Navigation Using Cameras and 5G: How Visual Positioning Service Works

Team Members — Landis Huffman, Josh Finken, Sanjay Boddhu

Photo by Oleg Magni from Pexels

Global Positioning System (GPS) is used every day for navigation, but its limitations can be frustrating. GPS is unreliable indoors and in dense urban areas where buildings block and reflect GPS satellite signals; even when GPS finds your position, it can’t determine which direction your phone is facing.

Instead of using satellites for positioning, a Visual Positioning Service (VPS) positions you using photos or video from a camera, bringing the power of positioning anywhere, including indoors. Mobile 5G devices can use VPS in real time with a connection to Multi-access Edge Computing (MEC), a high-end computing platform with nodes distributed in the service area. The device uploads video frames to the MEC, which computes and returns camera positions and orientations in real time with sub-meter accuracy. VPS provides a robust alternative to GPS for navigating urban canyons and indoors. Furthermore, the real-time 3D pose estimate from VPS can be paired with augmented reality for new levels of interaction and entertainment.

Here is a glimpse into the cutting edge computer vision advancements that enable VPS.

How VPS Positions an Image

A single photograph is all that’s needed for VPS to estimate both the location and orientation of the camera. The processing pipeline follows a three-step process illustrated below.

How VPS works
How VPS Works

1. Feature Extraction. Analyze the query image to find visually salient features that might be useful to orient the image. For example, a tall church steeple in the image suggests to VPS which direction you are facing.

2. Feature matching.
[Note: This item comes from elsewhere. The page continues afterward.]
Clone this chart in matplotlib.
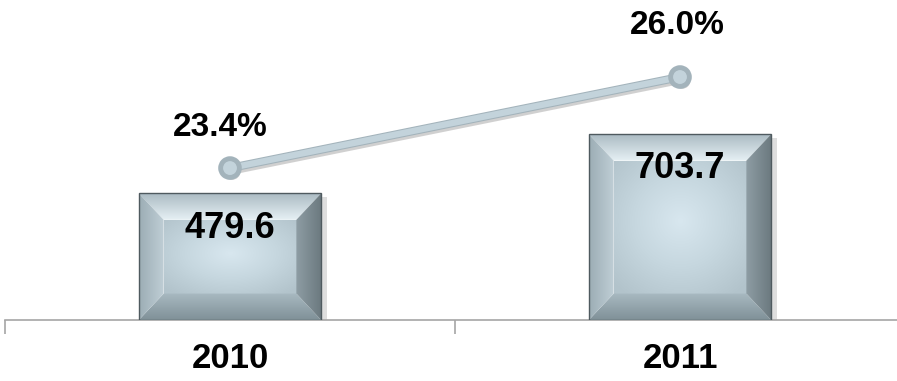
import numpy as np
import matplotlib.pyplot as plt
import matplotlib.patheffects as pe
from matplotlib.patches import Polygon
from matplotlib.colors import LinearSegmentedColormap

years = ['2010', '2011']
values = [479.6, 703.7]
margins = [23.4, 26.0]
value_labels = ['479.6', '703.7']
margin_labels = ['23.4%', '26.0%']

plt.rcParams['font.family'] = ['Liberation Sans', 'DejaVu Sans']

fig = plt.figure(figsize=(8.97, 3.81), dpi=100)
ax = fig.add_axes([5 / 897, 1 - 320 / 381, 900 / 897, 320 / 381])
ax2 = ax.twinx()

x = np.arange(len(years))
width = 0.405
ax.set_xlim(-0.5, 1.5)
ax.set_ylim(0, 1212)
ax2.set_ylim(19.06, 28.2)


def gradient_fill(ax, poly, c0, c1, direction, z):
    # paint a linear gradient clipped to a polygon
    xs, ys = poly[:, 0], poly[:, 1]
    cmap = LinearSegmentedColormap.from_list('g', [c0, c1])
    g = np.linspace(0, 1, 64)
    if direction == 'v':
        img = g[:, None] * np.ones((1, 4))
    else:
        img = np.ones((4, 1)) * g[None, :]
    im = ax.imshow(img, cmap=cmap, extent=[xs.min(), xs.max(), ys.min(), ys.max()],
                   origin='lower', aspect='auto', zorder=z, interpolation='bicubic')
    patch = Polygon(poly, closed=True, fc='none', ec='none')
    ax.add_patch(patch)
    im.set_clip_path(patch)


def face_fill(ax, x0, x1, y0, y1, z):
    # soft radial highlight on the front face
    gx = np.linspace(-1, 1, 80)
    gy = np.linspace(-1, 1, 80)
    X, Y = np.meshgrid(gx, gy)
    r = np.sqrt(X ** 2 + (Y - 0.1) ** 2)
    cmap = LinearSegmentedColormap.from_list('f', ['#d8e7ef', '#c6d7df', '#b2c3cb'])
    ax.imshow(np.clip(r / 1.4, 0, 1), cmap=cmap, vmin=0, vmax=1,
              extent=[x0, x1, y0, y1], origin='lower', aspect='auto',
              zorder=z, interpolation='bicubic')


bars = ax.bar(x, values, width, color='none', edgecolor='#4f5a5f', linewidth=1.0, zorder=5)
bx = 0.055   # bevel size in x data units
by = 100     # bevel size in y data units
for b in bars:
    x0, y0 = b.get_x(), b.get_y()
    x1, y1 = x0 + b.get_width(), y0 + b.get_height()
    ix0, ix1, iy0, iy1 = x0 + bx, x1 - bx, y0 + by, y1 - by
    # drop shadow
    ax.add_patch(Polygon([[x0 + 0.01, y0 - 8], [x1 + 0.012, y0 - 8], [x1 + 0.012, y1 - 15],
                          [x1, y1 - 15], [x1, y0], [x0 + 0.01, y0]],
                         fc='#c8c8c8', ec='none', alpha=0.6, zorder=2))
    face_fill(ax, ix0, ix1, iy0, iy1, 3)
    top = np.array([[x0, y1], [x1, y1], [ix1, iy1], [ix0, iy1]])
    bot = np.array([[x0, y0], [x1, y0], [ix1, iy0], [ix0, iy0]])
    left = np.array([[x0, y0], [x0, y1], [ix0, iy1], [ix0, iy0]])
    right = np.array([[x1, y0], [x1, y1], [ix1, iy1], [ix1, iy0]])
    gradient_fill(ax, top, '#e6f0f4', '#abbbc3', 'v', 3)
    gradient_fill(ax, bot, '#809198', '#a8b9c1', 'v', 3)
    gradient_fill(ax, left, '#9cadb5', '#bfced5', 'h', 3)
    gradient_fill(ax, right, '#8e9da4', '#6c7a80', 'h', 3)

for xi, v, lab in zip(x, values, value_labels):
    ax.annotate(lab, (xi, v), xytext=(0, -25), textcoords='offset points',
                ha='center', va='center', fontsize=26, fontweight='bold',
                color='black', zorder=8)

line, = ax2.plot(x, margins, color='#c3d3db', linewidth=4.5, marker='o',
                 markersize=11, markerfacecolor='#c3d3db', markeredgecolor='#a3b3bb',
                 markeredgewidth=1.0, solid_capstyle='round', zorder=6)
line.set_path_effects([pe.SimpleLineShadow(offset=(1.5, -2.5), shadow_color='#666666', alpha=0.3),
                       pe.Stroke(linewidth=6, foreground='#a3b3bb'), pe.Normal()])

margin_offsets = [(-7, 29), (-2, 37)]
for xi, m, lab, off in zip(x, margins, margin_labels, margin_offsets):
    ax2.annotate(lab, (xi, m), xytext=off, textcoords='offset points',
                 ha='center', va='center', fontsize=24, fontweight='bold', color='black')

ax2.set_zorder(ax.get_zorder() + 1)
ax2.patch.set_visible(False)

for a in (ax, ax2):
    for s in ('top', 'right', 'left'):
        a.spines[s].set_visible(False)
    a.set_yticks([])
ax2.spines['bottom'].set_visible(False)
ax.spines['bottom'].set_color('#a6a6a6')
ax.spines['bottom'].set_linewidth(1.2)

ax.set_xticks(x)
ax.set_xticklabels(years, fontsize=25, fontweight='bold')
ax.tick_params(axis='x', which='major', length=0, pad=16)
ax.set_xticks([-0.5, 0.5, 1.5], minor=True)
ax.tick_params(axis='x', which='minor', length=10, width=1.2, color='#a6a6a6', direction='out')

fig.savefig('out.png', dpi=100)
Find if extracted features look like any that have been seen before. Does that church steeple look like any known landmarks?

3. Pose estimation. The camera pose is computed using matches between pixels of the query and known 3D point cloud landmarks.
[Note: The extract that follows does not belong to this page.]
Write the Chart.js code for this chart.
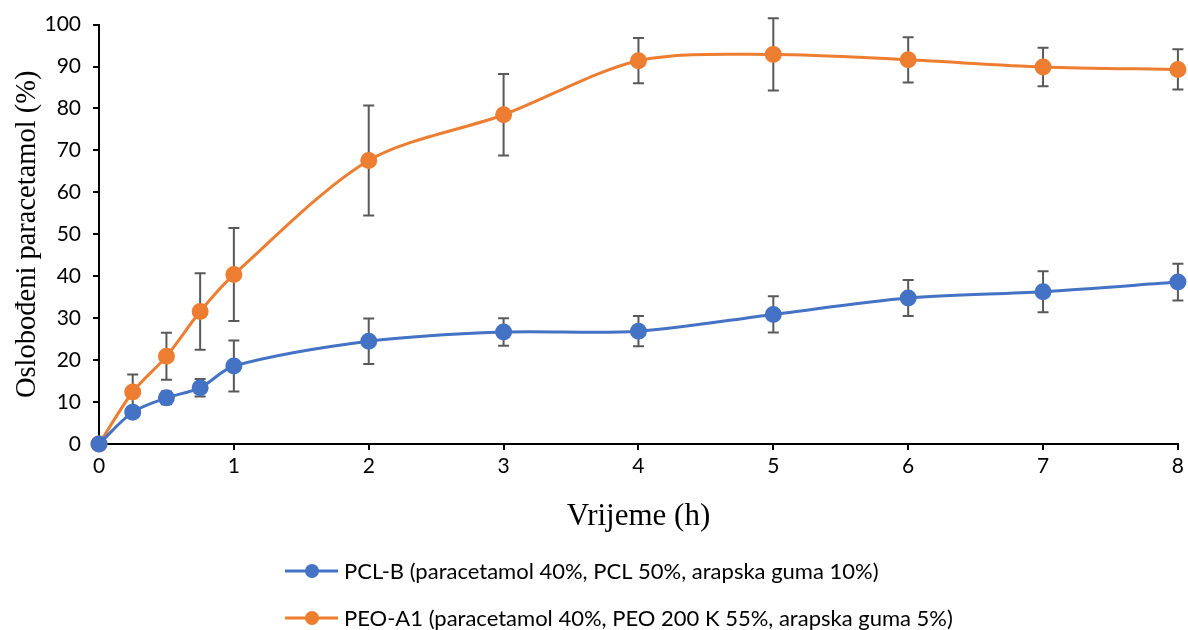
<!DOCTYPE html>
<html lang="hr">
<head>
<meta charset="UTF-8">
<title>Oslobođeni paracetamol</title>
<script src="https://cdn.jsdelivr.net/npm/chart.js@4"></script>
<style>
  * { margin: 0; padding: 0; box-sizing: border-box; }
  body { background: #fff; width: 1188px; height: 630px; overflow: hidden; }
  #wrap { position: relative; width: 1188px; height: 630px; }
</style>
</head>
<body>
<div id="wrap"><canvas id="chart" width="1188" height="630"></canvas></div>
<script>
// vrijeme uzorkovanja (h)
const times = [0, 0.25, 0.5, 0.75, 1, 2, 3, 4, 5, 6, 7, 8];

// PCL-B: srednja vrijednost i SD (%)
const pclLabel = 'PCL-B (paracetamol 40%, PCL 50%, arapska guma 10%)';
const pclMean = [0, 7.6, 11.0, 13.4, 18.6, 24.5, 26.7, 26.9, 30.9, 34.8, 36.3, 38.6];
const pclSd   = [0, 1.2, 1.5, 2.1, 6.1, 5.4, 3.3, 3.6, 4.3, 4.3, 4.9, 4.4];

// PEO-A1: srednja vrijednost i SD (%)
const peoLabel = 'PEO-A1 (paracetamol 40%, PEO 200 K 55%, arapska guma 5%)';
const peoMean = [0, 12.4, 20.9, 31.6, 40.4, 67.6, 78.5, 91.4, 92.9, 91.6, 89.9, 89.3];
const peoSd   = [0, 4.2, 5.6, 9.1, 11.1, 13.1, 9.7, 5.4, 8.6, 5.4, 4.6, 4.8];

const BLUE = '#4472C4';
const ORANGE = '#ED7D31';

const toPoints = (ys) => times.map((t, i) => ({ x: t, y: ys[i] }));

// okomite trake pogreške (± SD) ispod linija i točaka
const errorBars = {
  id: 'errorBars',
  beforeDatasetsDraw(chart) {
    const { ctx, scales: { x, y } } = chart;
    ctx.save();
    ctx.strokeStyle = '#595959';
    ctx.lineWidth = 2;
    chart.data.datasets.forEach(ds => {
      ds.data.forEach((p, i) => {
        const sd = ds.errors[i];
        if (!sd) return;
        const px = x.getPixelForValue(p.x);
        const top = y.getPixelForValue(p.y + sd);
        const bot = y.getPixelForValue(p.y - sd);
        ctx.beginPath();
        ctx.moveTo(px, top); ctx.lineTo(px, bot);
        ctx.moveTo(px - 5.5, top); ctx.lineTo(px + 5.5, top);
        ctx.moveTo(px - 5.5, bot); ctx.lineTo(px + 5.5, bot);
        ctx.stroke();
      });
    });
    ctx.restore();
  }
};

// legenda ispod grafa, jedna stavka po retku
const bottomLegend = {
  id: 'bottomLegend',
  afterDraw(chart) {
    const { ctx } = chart;
    ctx.save();
    ctx.font = '22px Lato, "Open Sans", sans-serif';
    ctx.textBaseline = 'middle';
    const rows = [571, 618];
    chart.data.datasets.forEach((ds, i) => {
      const yy = rows[i];
      ctx.strokeStyle = ds.borderColor;
      ctx.lineWidth = 3;
      ctx.beginPath();
      ctx.moveTo(285, yy); ctx.lineTo(338, yy);
      ctx.stroke();
      ctx.fillStyle = ds.borderColor;
      ctx.beginPath();
      ctx.arc(312, yy, 7, 0, Math.PI * 2);
      ctx.fill();
      ctx.fillStyle = '#000';
      ctx.fillText(ds.label, 344, yy + 1);
    });
    ctx.restore();
  }
};

const tickFont = { family: 'Lato, "Open Sans", sans-serif', size: 21 };
const serif = '"Liberation Serif", "DejaVu Serif", serif';

new Chart(document.getElementById('chart'), {
  type: 'line',
  data: {
    datasets: [
      {
        label: pclLabel,
        data: toPoints(pclMean),
        errors: pclSd,
        borderColor: BLUE,
        backgroundColor: BLUE,
        borderWidth: 3,
        pointRadius: 7,
        pointHoverRadius: 7,
        tension: 0.3
      },
      {
        label: peoLabel,
        data: toPoints(peoMean),
        errors: peoSd,
        borderColor: ORANGE,
        backgroundColor: ORANGE,
        borderWidth: 3,
        pointRadius: 7,
        pointHoverRadius: 7,
        tension: 0.3
      }
    ]
  },
  options: {
    responsive: false,
    animation: false,
    clip: false,
    layout: { padding: { left: 0, right: 10, top: 21, bottom: 95 } },
    plugins: {
      legend: { display: false },
      tooltip: { enabled: false }
    },
    scales: {
      x: {
        type: 'linear',
        min: 0,
        max: 8,
        afterFit: s => { s.height = 91; },
        border: { display: true, color: '#000', width: 2 },
        grid: { display: true, drawOnChartArea: false, drawTicks: true, tickLength: 6, color: '#000', lineWidth: 2 },
        ticks: { stepSize: 1, color: '#000', font: tickFont, padding: 4, maxRotation: 0 },
        title: { display: true, text: 'Vrijeme (h)', color: '#000', font: { family: serif, size: 31 }, padding: { top: 8, bottom: 0 } }
      },
      y: {
        min: 0,
        max: 100,
        afterFit: s => { s.width = 99; },
        border: { display: true, color: '#000', width: 2 },
        grid: { display: true, drawOnChartArea: false, drawTicks: true, tickLength: 6, color: '#000', lineWidth: 2 },
        ticks: { stepSize: 10, color: '#000', font: tickFont, padding: 12 },
        title: { display: true, text: 'Oslobođeni paracetamol (%)', color: '#000', font: { family: serif, size: 28.5 }, padding: { top: 10, bottom: 4 } }
      }
    }
  },
  plugins: [errorBars, bottomLegend]
});
</script>
</body>
</html>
Now let’s break down each step in more detail

Feature Extraction

VPS starts by finding visually distinct locations, called keypoints, in the image. Keypoints are elementary features like corners or textured patches. The appearance of the pixels around the keypoint are then numerically encoded in a vector called a descriptor. There are many popular algorithms for keypoint and descriptor extraction. For example, the Scale Invariant Feature Transform (SIFT) is a public domain algorithm which identifies keypoints in the image, and computes descriptors in the form of histograms of gradient orientations. The SIFT descriptor computed at each keypoint is a 128-dimensional vector.
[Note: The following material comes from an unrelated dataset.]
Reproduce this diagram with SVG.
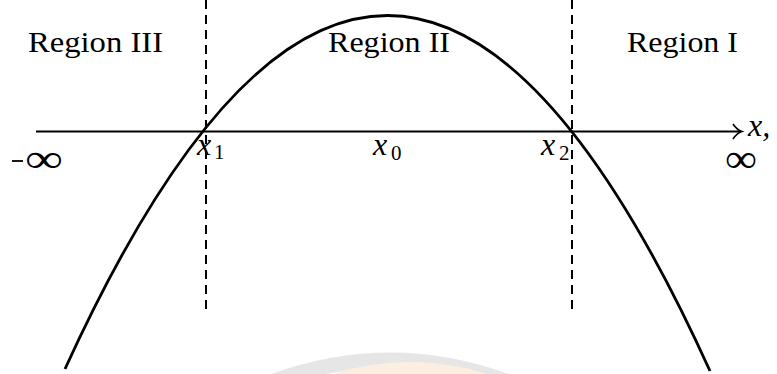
<svg xmlns="http://www.w3.org/2000/svg" width="777" height="374" viewBox="0 0 777 374">
<style>
.reg{font-family:"Liberation Serif","Times New Roman",serif;font-size:29px;fill:#000}
.var{font-family:"Liberation Serif","Times New Roman",serif;font-style:italic;font-size:32px;fill:#000}
.sub{font-family:"Liberation Serif","Times New Roman",serif;font-size:21px;fill:#000}
.inf{font-family:"Liberation Serif","Times New Roman",serif;font-size:40px;fill:#000}
.dash{stroke:#000;stroke-width:2;stroke-dasharray:9 6;fill:none}
</style>
<rect width="777" height="374" fill="#fff"/>
<g id="watermark">
<path d="M230 400 Q390 320 550 400" fill="none" stroke="#e6e6e6" stroke-width="15"/>
<path d="M300 395 Q410 345 520 395" fill="none" stroke="#fdeee2" stroke-width="16"/>
</g>
<g id="connectors">
<line x1="36" y1="131.5" x2="741" y2="131.5" stroke="#000" stroke-width="1.8"/>
<path d="M733 124 Q737 130 742 131.5 Q737 133 733 139" fill="none" stroke="#000" stroke-width="1.6"/>
<line class="dash" x1="206" y1="0" x2="206" y2="310"/>
<line class="dash" x1="572" y1="0" x2="572" y2="310"/>
<path d="M65 369 Q388 -339 710 371" fill="none" stroke="#000" stroke-width="2.8"/>
</g>
<g id="region3"><text class="reg" x="28" y="52" textLength="135" lengthAdjust="spacingAndGlyphs">Region III</text></g>
<g id="region2"><text class="reg" x="328" y="52" textLength="122" lengthAdjust="spacingAndGlyphs">Region II</text></g>
<g id="region1"><text class="reg" x="627" y="52" textLength="111" lengthAdjust="spacingAndGlyphs">Region I</text></g>
<g id="x1"><text class="var" x="197" y="155">x</text><text class="sub" x="214" y="159">1</text></g>
<g id="x0"><text class="var" x="373" y="155">x</text><text class="sub" x="391" y="160">0</text></g>
<g id="x2"><text class="var" x="541" y="155">x</text><text class="sub" x="559" y="160">2</text></g>
<g id="xcomma"><text class="var" x="748" y="136">x,</text></g>
<g id="neginf"><line x1="12" y1="161" x2="23" y2="161" stroke="#000" stroke-width="1.8"/><text class="inf" x="25" y="172" textLength="38" lengthAdjust="spacingAndGlyphs">∞</text></g>
<g id="posinf"><text class="inf" x="725" y="172" textLength="32" lengthAdjust="spacingAndGlyphs">∞</text></g>
</svg>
SIFT descriptors extracted from an image (source)

Feature Matching

VPS next looks to see if any of the extracted visual descriptors look like any descriptors that have been seen before. A large database of photographs of the scene have been collected ahead of time and then used to build a 3D point cloud of the surrounding area using techniques like structure-from-motion (SfM). This point cloud consists of a large collection of 3D point “landmarks,” each which have a fixed (latitude, longitude, altitude) position and a visual descriptor extracted from source imagery. The feature matching step compares descriptors from the query image to those in the point cloud to find similarities. Descriptors which are similar enough to pass the ratio test are matched, and thus provide a correspondence between a query image keypoint pixel, and a 3D point from the cloud. Note that exhaustively comparing all pairs of query and point cloud descriptors is immensely expensive, so that approximate nearest neighbor solutions are required for practical runtime.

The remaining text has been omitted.